TASK DESCRIPTION: Set down the full listing exactly as given. Any pictures are to be left out.
----
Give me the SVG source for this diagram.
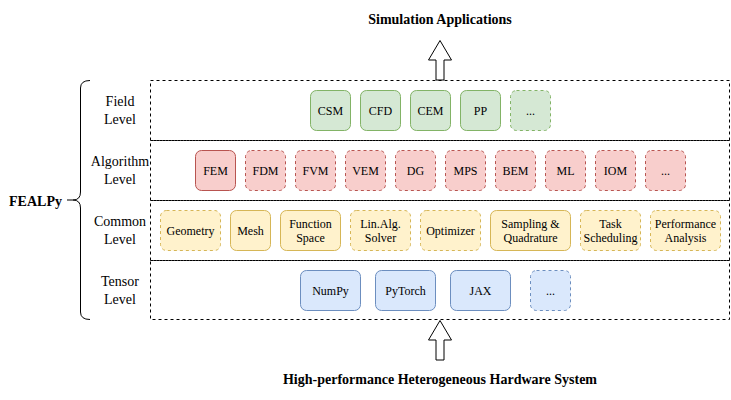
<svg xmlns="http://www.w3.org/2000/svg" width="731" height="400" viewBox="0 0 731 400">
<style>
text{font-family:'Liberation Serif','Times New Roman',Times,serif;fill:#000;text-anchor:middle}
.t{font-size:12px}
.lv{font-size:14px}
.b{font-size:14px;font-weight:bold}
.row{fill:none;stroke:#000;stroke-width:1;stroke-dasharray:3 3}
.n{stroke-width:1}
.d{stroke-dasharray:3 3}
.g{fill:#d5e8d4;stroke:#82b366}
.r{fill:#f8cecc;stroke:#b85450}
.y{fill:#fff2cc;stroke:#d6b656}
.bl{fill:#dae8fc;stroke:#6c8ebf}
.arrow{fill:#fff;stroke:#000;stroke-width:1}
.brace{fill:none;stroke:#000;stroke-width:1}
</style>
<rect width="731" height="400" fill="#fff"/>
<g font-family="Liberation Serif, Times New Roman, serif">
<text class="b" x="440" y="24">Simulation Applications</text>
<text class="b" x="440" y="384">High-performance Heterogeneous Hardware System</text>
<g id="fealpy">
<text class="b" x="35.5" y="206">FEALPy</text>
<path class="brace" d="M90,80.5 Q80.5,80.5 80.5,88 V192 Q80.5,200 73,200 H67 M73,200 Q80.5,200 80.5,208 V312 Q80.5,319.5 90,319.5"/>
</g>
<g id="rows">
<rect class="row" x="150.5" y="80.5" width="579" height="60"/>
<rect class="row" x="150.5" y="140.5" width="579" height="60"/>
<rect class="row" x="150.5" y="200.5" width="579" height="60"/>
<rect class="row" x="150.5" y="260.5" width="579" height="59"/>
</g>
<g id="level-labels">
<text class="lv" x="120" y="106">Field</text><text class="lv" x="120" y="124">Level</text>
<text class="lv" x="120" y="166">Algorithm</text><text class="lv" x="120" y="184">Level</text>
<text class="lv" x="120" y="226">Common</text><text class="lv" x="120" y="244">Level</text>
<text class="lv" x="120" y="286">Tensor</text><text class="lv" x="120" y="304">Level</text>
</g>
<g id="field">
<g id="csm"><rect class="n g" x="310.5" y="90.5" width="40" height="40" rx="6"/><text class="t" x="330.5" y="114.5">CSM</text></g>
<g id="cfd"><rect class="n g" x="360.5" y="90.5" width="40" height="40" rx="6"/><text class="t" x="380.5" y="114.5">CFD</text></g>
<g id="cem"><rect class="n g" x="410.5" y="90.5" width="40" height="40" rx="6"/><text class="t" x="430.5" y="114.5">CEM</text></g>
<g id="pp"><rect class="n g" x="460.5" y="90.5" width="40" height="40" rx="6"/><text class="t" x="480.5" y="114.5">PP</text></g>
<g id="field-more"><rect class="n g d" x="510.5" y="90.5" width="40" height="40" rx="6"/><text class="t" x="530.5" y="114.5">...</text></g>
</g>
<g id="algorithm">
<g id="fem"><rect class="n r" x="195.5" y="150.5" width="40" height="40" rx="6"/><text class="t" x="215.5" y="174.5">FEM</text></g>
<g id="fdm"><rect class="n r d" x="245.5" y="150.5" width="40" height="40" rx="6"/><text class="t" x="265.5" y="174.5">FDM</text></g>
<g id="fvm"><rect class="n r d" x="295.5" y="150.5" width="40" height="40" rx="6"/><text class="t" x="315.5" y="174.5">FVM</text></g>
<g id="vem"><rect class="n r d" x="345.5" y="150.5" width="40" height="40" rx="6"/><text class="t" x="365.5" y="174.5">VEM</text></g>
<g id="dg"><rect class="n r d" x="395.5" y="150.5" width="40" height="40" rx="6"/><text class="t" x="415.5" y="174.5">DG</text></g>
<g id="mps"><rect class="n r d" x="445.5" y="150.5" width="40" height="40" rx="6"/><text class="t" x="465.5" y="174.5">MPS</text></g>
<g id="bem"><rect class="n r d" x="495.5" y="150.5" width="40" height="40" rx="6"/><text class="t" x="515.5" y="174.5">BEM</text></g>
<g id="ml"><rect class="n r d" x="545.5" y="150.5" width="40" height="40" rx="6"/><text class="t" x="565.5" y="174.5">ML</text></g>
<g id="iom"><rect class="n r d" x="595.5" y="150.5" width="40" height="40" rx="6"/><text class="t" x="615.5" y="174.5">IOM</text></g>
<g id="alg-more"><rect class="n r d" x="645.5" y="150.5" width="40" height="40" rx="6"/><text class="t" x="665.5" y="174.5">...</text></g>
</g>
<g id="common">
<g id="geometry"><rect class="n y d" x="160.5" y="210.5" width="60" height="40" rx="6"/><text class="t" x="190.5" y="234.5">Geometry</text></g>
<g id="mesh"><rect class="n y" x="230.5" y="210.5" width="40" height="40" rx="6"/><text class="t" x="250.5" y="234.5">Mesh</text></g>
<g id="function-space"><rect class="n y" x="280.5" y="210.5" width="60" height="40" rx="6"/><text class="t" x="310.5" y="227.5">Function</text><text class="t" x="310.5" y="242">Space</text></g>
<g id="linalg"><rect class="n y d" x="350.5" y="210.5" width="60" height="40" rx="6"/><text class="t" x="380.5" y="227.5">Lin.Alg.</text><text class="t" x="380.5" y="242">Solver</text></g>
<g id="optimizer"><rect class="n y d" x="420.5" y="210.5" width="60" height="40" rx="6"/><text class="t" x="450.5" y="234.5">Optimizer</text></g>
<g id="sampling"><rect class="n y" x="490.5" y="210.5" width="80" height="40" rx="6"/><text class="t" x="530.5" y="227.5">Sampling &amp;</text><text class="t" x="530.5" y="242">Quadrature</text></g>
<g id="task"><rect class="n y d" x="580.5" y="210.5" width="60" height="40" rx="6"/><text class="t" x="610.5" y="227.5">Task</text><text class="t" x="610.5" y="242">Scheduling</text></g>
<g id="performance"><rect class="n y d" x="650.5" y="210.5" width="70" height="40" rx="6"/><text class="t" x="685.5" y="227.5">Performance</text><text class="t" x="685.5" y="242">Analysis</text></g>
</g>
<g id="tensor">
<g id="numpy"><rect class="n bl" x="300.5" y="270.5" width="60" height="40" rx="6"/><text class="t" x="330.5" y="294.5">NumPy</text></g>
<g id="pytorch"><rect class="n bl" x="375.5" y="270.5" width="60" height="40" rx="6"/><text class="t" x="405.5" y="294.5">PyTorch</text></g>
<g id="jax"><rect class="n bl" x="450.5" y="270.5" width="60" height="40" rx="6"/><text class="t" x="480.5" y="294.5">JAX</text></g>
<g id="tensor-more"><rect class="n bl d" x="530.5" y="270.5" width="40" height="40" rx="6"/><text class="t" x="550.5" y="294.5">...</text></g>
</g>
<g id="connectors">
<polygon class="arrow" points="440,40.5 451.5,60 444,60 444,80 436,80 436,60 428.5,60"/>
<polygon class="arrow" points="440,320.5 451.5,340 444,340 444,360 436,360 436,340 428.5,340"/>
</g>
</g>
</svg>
----
EXPECTED ANSWER:
Give me the SVG source for this diagram.
<svg xmlns="http://www.w3.org/2000/svg" width="731" height="400" viewBox="0 0 731 400">
<style>
text{font-family:'Liberation Serif','Times New Roman',Times,serif;fill:#000;text-anchor:middle}
.t{font-size:12px}
.lv{font-size:14px}
.b{font-size:14px;font-weight:bold}
.row{fill:none;stroke:#000;stroke-width:1;stroke-dasharray:3 3}
.n{stroke-width:1}
.d{stroke-dasharray:3 3}
.g{fill:#d5e8d4;stroke:#82b366}
.r{fill:#f8cecc;stroke:#b85450}
.y{fill:#fff2cc;stroke:#d6b656}
.bl{fill:#dae8fc;stroke:#6c8ebf}
.arrow{fill:#fff;stroke:#000;stroke-width:1}
.brace{fill:none;stroke:#000;stroke-width:1}
</style>
<rect width="731" height="400" fill="#fff"/>
<g font-family="Liberation Serif, Times New Roman, serif">
<text class="b" x="440" y="24">Simulation Applications</text>
<text class="b" x="440" y="384">High-performance Heterogeneous Hardware System</text>
<g id="fealpy">
<text class="b" x="35.5" y="206">FEALPy</text>
<path class="brace" d="M90,80.5 Q80.5,80.5 80.5,88 V192 Q80.5,200 73,200 H67 M73,200 Q80.5,200 80.5,208 V312 Q80.5,319.5 90,319.5"/>
</g>
<g id="rows">
<rect class="row" x="150.5" y="80.5" width="579" height="60"/>
<rect class="row" x="150.5" y="140.5" width="579" height="60"/>
<rect class="row" x="150.5" y="200.5" width="579" height="60"/>
<rect class="row" x="150.5" y="260.5" width="579" height="59"/>
</g>
<g id="level-labels">
<text class="lv" x="120" y="106">Field</text><text class="lv" x="120" y="124">Level</text>
<text class="lv" x="120" y="166">Algorithm</text><text class="lv" x="120" y="184">Level</text>
<text class="lv" x="120" y="226">Common</text><text class="lv" x="120" y="244">Level</text>
<text class="lv" x="120" y="286">Tensor</text><text class="lv" x="120" y="304">Level</text>
</g>
<g id="field">
<g id="csm"><rect class="n g" x="310.5" y="90.5" width="40" height="40" rx="6"/><text class="t" x="330.5" y="114.5">CSM</text></g>
<g id="cfd"><rect class="n g" x="360.5" y="90.5" width="40" height="40" rx="6"/><text class="t" x="380.5" y="114.5">CFD</text></g>
<g id="cem"><rect class="n g" x="410.5" y="90.5" width="40" height="40" rx="6"/><text class="t" x="430.5" y="114.5">CEM</text></g>
<g id="pp"><rect class="n g" x="460.5" y="90.5" width="40" height="40" rx="6"/><text class="t" x="480.5" y="114.5">PP</text></g>
<g id="field-more"><rect class="n g d" x="510.5" y="90.5" width="40" height="40" rx="6"/><text class="t" x="530.5" y="114.5">...</text></g>
</g>
<g id="algorithm">
<g id="fem"><rect class="n r" x="195.5" y="150.5" width="40" height="40" rx="6"/><text class="t" x="215.5" y="174.5">FEM</text></g>
<g id="fdm"><rect class="n r d" x="245.5" y="150.5" width="40" height="40" rx="6"/><text class="t" x="265.5" y="174.5">FDM</text></g>
<g id="fvm"><rect class="n r d" x="295.5" y="150.5" width="40" height="40" rx="6"/><text class="t" x="315.5" y="174.5">FVM</text></g>
<g id="vem"><rect class="n r d" x="345.5" y="150.5" width="40" height="40" rx="6"/><text class="t" x="365.5" y="174.5">VEM</text></g>
<g id="dg"><rect class="n r d" x="395.5" y="150.5" width="40" height="40" rx="6"/><text class="t" x="415.5" y="174.5">DG</text></g>
<g id="mps"><rect class="n r d" x="445.5" y="150.5" width="40" height="40" rx="6"/><text class="t" x="465.5" y="174.5">MPS</text></g>
<g id="bem"><rect class="n r d" x="495.5" y="150.5" width="40" height="40" rx="6"/><text class="t" x="515.5" y="174.5">BEM</text></g>
<g id="ml"><rect class="n r d" x="545.5" y="150.5" width="40" height="40" rx="6"/><text class="t" x="565.5" y="174.5">ML</text></g>
<g id="iom"><rect class="n r d" x="595.5" y="150.5" width="40" height="40" rx="6"/><text class="t" x="615.5" y="174.5">IOM</text></g>
<g id="alg-more"><rect class="n r d" x="645.5" y="150.5" width="40" height="40" rx="6"/><text class="t" x="665.5" y="174.5">...</text></g>
</g>
<g id="common">
<g id="geometry"><rect class="n y d" x="160.5" y="210.5" width="60" height="40" rx="6"/><text class="t" x="190.5" y="234.5">Geometry</text></g>
<g id="mesh"><rect class="n y" x="230.5" y="210.5" width="40" height="40" rx="6"/><text class="t" x="250.5" y="234.5">Mesh</text></g>
<g id="function-space"><rect class="n y" x="280.5" y="210.5" width="60" height="40" rx="6"/><text class="t" x="310.5" y="227.5">Function</text><text class="t" x="310.5" y="242">Space</text></g>
<g id="linalg"><rect class="n y d" x="350.5" y="210.5" width="60" height="40" rx="6"/><text class="t" x="380.5" y="227.5">Lin.Alg.</text><text class="t" x="380.5" y="242">Solver</text></g>
<g id="optimizer"><rect class="n y d" x="420.5" y="210.5" width="60" height="40" rx="6"/><text class="t" x="450.5" y="234.5">Optimizer</text></g>
<g id="sampling"><rect class="n y" x="490.5" y="210.5" width="80" height="40" rx="6"/><text class="t" x="530.5" y="227.5">Sampling &amp;</text><text class="t" x="530.5" y="242">Quadrature</text></g>
<g id="task"><rect class="n y d" x="580.5" y="210.5" width="60" height="40" rx="6"/><text class="t" x="610.5" y="227.5">Task</text><text class="t" x="610.5" y="242">Scheduling</text></g>
<g id="performance"><rect class="n y d" x="650.5" y="210.5" width="70" height="40" rx="6"/><text class="t" x="685.5" y="227.5">Performance</text><text class="t" x="685.5" y="242">Analysis</text></g>
</g>
<g id="tensor">
<g id="numpy"><rect class="n bl" x="300.5" y="270.5" width="60" height="40" rx="6"/><text class="t" x="330.5" y="294.5">NumPy</text></g>
<g id="pytorch"><rect class="n bl" x="375.5" y="270.5" width="60" height="40" rx="6"/><text class="t" x="405.5" y="294.5">PyTorch</text></g>
<g id="jax"><rect class="n bl" x="450.5" y="270.5" width="60" height="40" rx="6"/><text class="t" x="480.5" y="294.5">JAX</text></g>
<g id="tensor-more"><rect class="n bl d" x="530.5" y="270.5" width="40" height="40" rx="6"/><text class="t" x="550.5" y="294.5">...</text></g>
</g>
<g id="connectors">
<polygon class="arrow" points="440,40.5 451.5,60 444,60 444,80 436,80 436,60 428.5,60"/>
<polygon class="arrow" points="440,320.5 451.5,340 444,340 444,360 436,360 436,340 428.5,340"/>
</g>
</g>
</svg>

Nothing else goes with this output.